2.3. Appointment of independent valuation agency

  • A third-party valuation agency which shall be an Association of Mutual Funds in India ("AMFI") appointed valuation agency, shall be mandatorily appointed by the issuer.
  • Such valuation agency shall provide to the issuer, value of the securities at a frequency which is not less than once in a calendar week. The valuation is to be made and published on the website of the valuer as well as that of the issuer.

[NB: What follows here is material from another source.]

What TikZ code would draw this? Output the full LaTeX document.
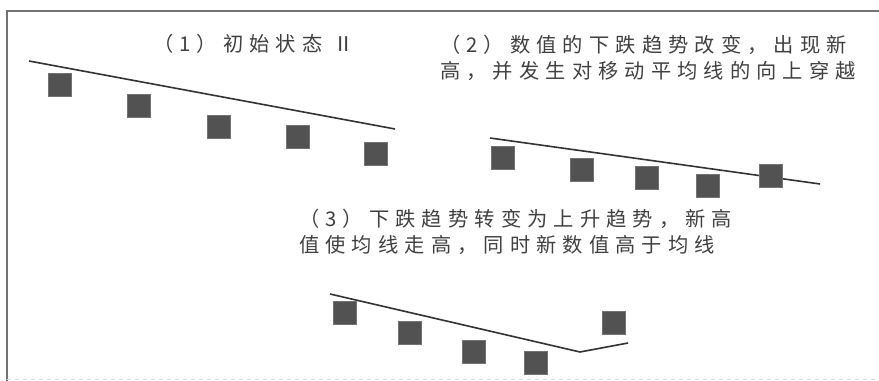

Additionally, the issuer shall arrange to provide to an investor the value whenever the investor demands the same and the costs involved in the valuation is to be specifically disclosed in the offer document and the issuer cannot charge the investors for such services.

2.4. Safeguards for retail investors

The issuer shall ensure that the following safeguards are in place while selling MLDs to retail investors:

  • The intermediary who sells the security to the retail investor shall be a SEBI regulated entity.
  • The intermediary shall explain to the investor the risks involved in such MLDs, and shall ensure that the investor is capable of taking the risk posed by such securities and shall satisfy itself that the securities are suitable to the risk profile of the investor
  • The intermediary shall provide and make available to the investor the offer document.
  • The intermediary shall provide investor guidance on obtaining valuation for the securities, i.e., the locations where such information would be available (issuer or the third party).
  • Specific guidance shall be provided by the intermediary to the investor on exit loads/ exit options/ liquidity support, if any, etc., being provided by the issuer or through the secondary market.